With her pale, anaemic voice and ivory pallor, straight black hair hanging across a soulful, oval face, Keren Ann strikes an unusual figure on the French music scene. The 25-year-old, who divides her time between homes in New York and Paris, writes songs tinged with melancholy and spleen which are part Leonard Cohen, part Joni Mitchell. Given her Romantic heroine looks and her wistful compositions, Keren Ann is not exactly the stuff of which modern divas are made. These days success comes in the form of "worked-out" muscular voices (à la Lara Fabian) and camera-friendly smiles (à la Céline Dion). Alternatively, 21st-century divas burst to stardom after building their careers on the backs of musicals (c.f. Julie Zenatti, Sonia Lacen, Hélène Segara et al).

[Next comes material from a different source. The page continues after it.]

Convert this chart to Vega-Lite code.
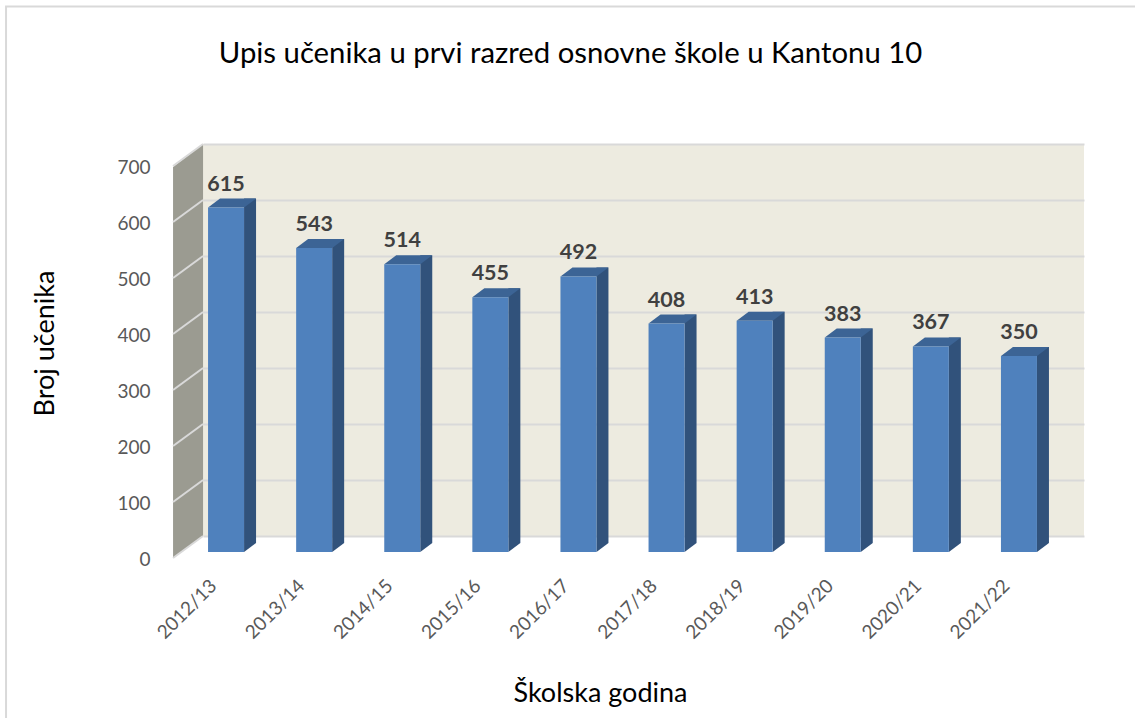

But somehow Keren Ann has managed to bypass these criteria, emerging on the French music scene with a haunting debut album which burrows slowly beneath the skin and into the soul. Keren Ann's husky-soft vocals weave an intoxicating spell and beautifully-crafted tracks such as
Sur le Fil and
Dimanche en hiver are guaranteed to linger in the mind long after a first listen. Meanwhile, songs like
Peut-Être pack a powerful emotional punch, lovers promising each other the world while teetering on the knife-edge of uncertainty.
La Biographie de Luka Philipsen also features an interesting male/female duet, Keren Ann teaming up with Benjamin Biolay on a modern love ballad entitled
Décrocher les Etoiles which contains the immortal lines
"Laisse les autres parler de toi, le reste est à venir / Laisse les autres parler de moi, ils m'ont pas vu sourire". (Let others say what they like about you, the rest is yet to come/ Let others say what they like about me, they've never seen me smile").
By the time you get to Décrocher les Etoiles, you'll have understood that smiling is not exactly what Keren Ann's debut album is about - so Jardin d'Hiver, a quirky tribute to Henri Salvador will doubtless take you by surprise, transporting older listeners back to childhood memories of Syracuse and Faut rigoler. In short, La Biographie de Luka Philipsen is a glorious oxymoron of an album on which Keren Ann's emotionally-charged vocals tinge moments of happiness with nostalgic yearnings and sweeten passages of melancholy with glimpses of joy. Accompanied by languorous violins, guitar arpeggios, viola and a swooping clarinet, Keren Ann's vocals possess the evocative power of "a flower-patterned dress in the November rain". If you're in the mood for autumnal musing, this is the album for you!